> [BRIEF]: Search the records for the word "this" and pick out every line that has it.

> [TASK INPUTS]:
'''

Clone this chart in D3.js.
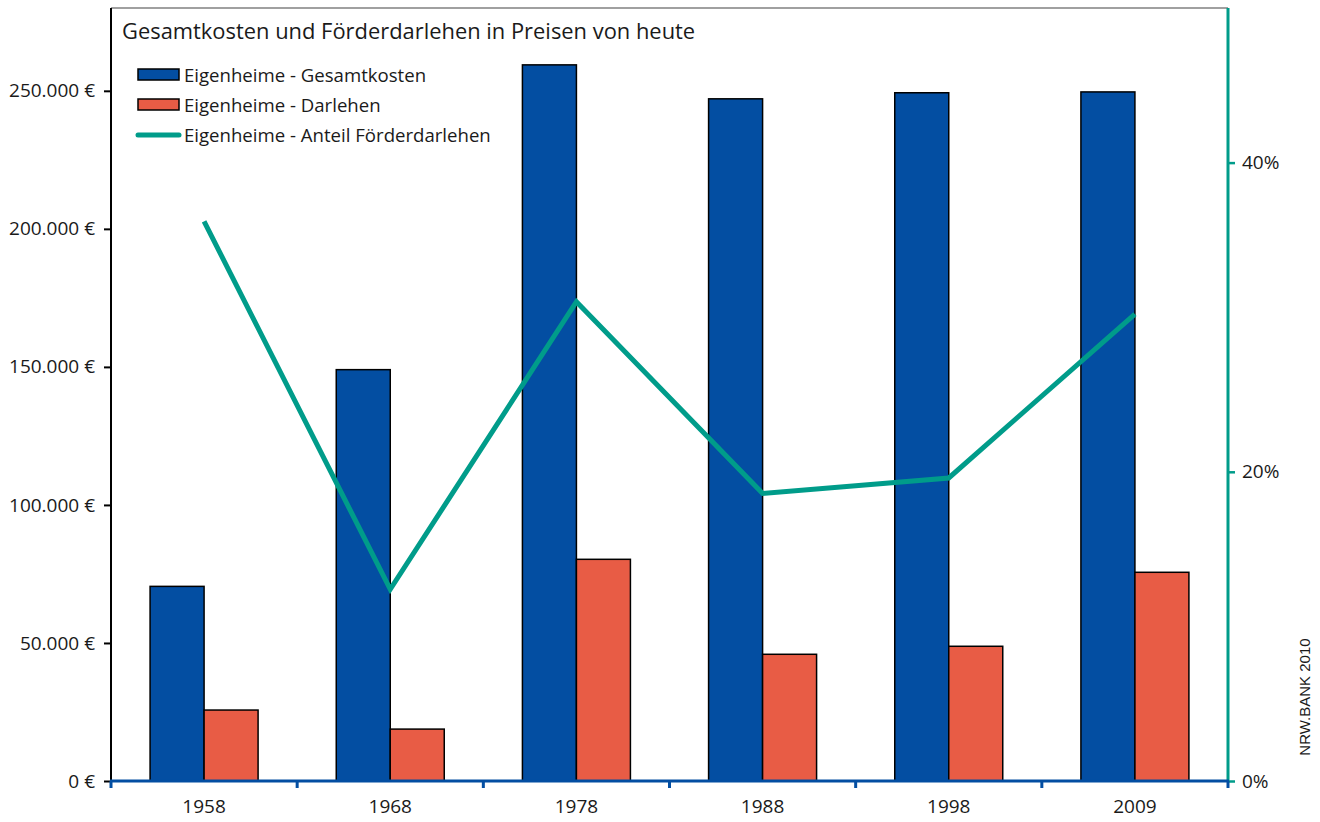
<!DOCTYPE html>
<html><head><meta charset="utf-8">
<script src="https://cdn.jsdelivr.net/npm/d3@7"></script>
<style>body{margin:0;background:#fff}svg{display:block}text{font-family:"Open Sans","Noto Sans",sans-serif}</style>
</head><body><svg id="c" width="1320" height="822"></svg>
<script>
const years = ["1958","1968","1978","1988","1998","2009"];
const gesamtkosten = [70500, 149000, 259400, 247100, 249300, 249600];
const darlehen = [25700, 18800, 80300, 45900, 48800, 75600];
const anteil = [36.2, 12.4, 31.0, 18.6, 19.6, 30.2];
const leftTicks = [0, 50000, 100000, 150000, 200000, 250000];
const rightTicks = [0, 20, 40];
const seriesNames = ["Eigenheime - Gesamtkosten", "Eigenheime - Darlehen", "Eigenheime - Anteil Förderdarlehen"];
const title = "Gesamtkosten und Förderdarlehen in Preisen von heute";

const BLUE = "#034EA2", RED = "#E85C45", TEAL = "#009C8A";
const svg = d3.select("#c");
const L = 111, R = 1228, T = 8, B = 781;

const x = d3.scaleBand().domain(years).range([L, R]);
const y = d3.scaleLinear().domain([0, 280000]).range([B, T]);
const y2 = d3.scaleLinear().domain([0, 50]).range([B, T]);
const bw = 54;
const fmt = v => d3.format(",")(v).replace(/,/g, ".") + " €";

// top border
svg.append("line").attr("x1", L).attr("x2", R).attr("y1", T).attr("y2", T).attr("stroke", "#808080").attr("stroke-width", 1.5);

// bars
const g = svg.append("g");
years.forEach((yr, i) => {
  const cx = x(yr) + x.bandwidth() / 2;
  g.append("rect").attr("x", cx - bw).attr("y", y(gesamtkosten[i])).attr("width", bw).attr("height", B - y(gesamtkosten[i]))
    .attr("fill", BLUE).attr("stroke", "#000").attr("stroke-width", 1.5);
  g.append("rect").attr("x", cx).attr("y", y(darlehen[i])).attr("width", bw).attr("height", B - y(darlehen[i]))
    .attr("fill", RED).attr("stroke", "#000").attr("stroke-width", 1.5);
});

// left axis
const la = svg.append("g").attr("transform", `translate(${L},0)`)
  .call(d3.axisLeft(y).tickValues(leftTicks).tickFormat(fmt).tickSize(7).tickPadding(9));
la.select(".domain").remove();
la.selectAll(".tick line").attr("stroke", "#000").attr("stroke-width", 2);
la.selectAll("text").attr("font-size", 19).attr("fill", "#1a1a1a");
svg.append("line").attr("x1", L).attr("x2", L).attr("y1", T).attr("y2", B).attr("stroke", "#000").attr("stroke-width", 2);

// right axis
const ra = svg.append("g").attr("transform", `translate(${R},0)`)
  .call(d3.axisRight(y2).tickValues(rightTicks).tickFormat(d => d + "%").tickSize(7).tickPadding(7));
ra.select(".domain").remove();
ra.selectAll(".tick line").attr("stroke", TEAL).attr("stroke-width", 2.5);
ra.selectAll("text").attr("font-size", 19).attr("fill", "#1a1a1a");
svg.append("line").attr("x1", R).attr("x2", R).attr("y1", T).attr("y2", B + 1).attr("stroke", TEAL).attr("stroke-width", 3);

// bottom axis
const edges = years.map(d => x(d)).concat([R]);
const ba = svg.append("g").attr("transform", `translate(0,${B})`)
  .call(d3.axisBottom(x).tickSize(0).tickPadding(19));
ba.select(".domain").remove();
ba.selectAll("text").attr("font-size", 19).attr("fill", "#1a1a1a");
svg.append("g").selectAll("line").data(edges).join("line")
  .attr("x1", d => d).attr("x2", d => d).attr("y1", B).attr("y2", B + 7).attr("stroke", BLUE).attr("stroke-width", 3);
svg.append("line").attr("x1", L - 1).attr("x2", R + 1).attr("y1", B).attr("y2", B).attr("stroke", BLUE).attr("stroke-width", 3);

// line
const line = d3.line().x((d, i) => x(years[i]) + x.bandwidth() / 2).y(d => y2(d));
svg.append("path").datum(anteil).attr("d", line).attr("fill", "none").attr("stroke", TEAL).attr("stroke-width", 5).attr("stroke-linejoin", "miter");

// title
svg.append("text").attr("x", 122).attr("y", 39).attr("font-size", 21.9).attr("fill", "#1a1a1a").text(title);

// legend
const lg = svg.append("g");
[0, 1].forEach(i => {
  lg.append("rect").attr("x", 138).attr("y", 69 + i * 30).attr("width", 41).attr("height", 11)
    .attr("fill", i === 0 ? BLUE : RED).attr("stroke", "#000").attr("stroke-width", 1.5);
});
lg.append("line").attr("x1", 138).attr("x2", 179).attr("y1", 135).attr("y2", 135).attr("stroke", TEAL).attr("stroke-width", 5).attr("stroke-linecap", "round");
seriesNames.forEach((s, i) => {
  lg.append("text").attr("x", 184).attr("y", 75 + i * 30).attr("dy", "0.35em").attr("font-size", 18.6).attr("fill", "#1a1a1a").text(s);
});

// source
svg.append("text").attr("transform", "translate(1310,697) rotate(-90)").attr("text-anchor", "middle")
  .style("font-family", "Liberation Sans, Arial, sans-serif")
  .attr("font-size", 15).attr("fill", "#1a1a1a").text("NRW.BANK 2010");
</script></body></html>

'''
'''

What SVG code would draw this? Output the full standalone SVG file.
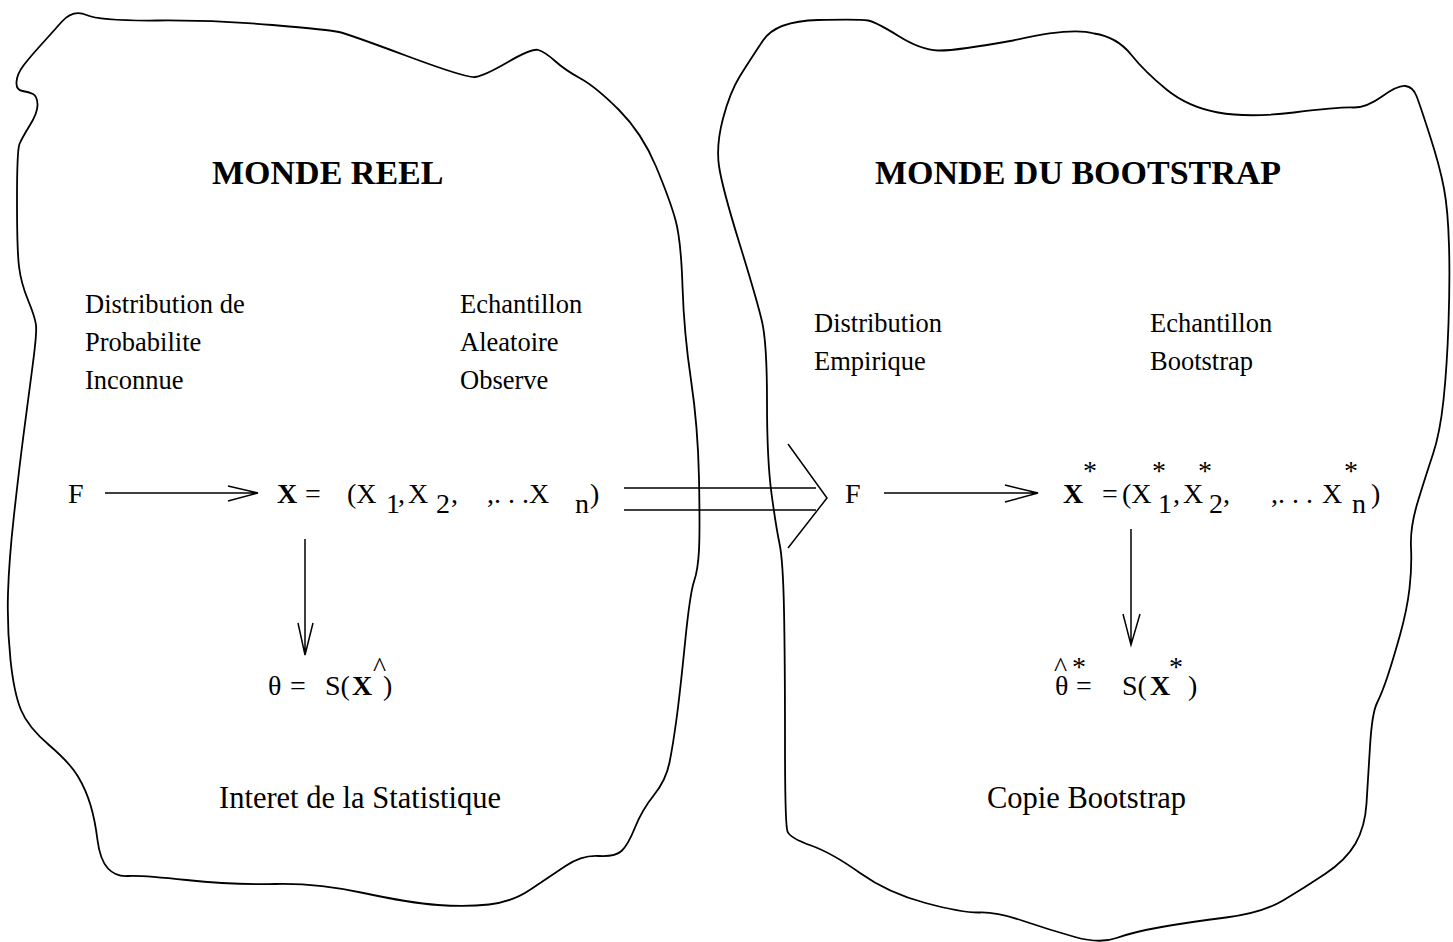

'''

> [EXERCISE RESULT]:
Clone this chart in D3.js.
What SVG code would draw this? Output the full standalone SVG file.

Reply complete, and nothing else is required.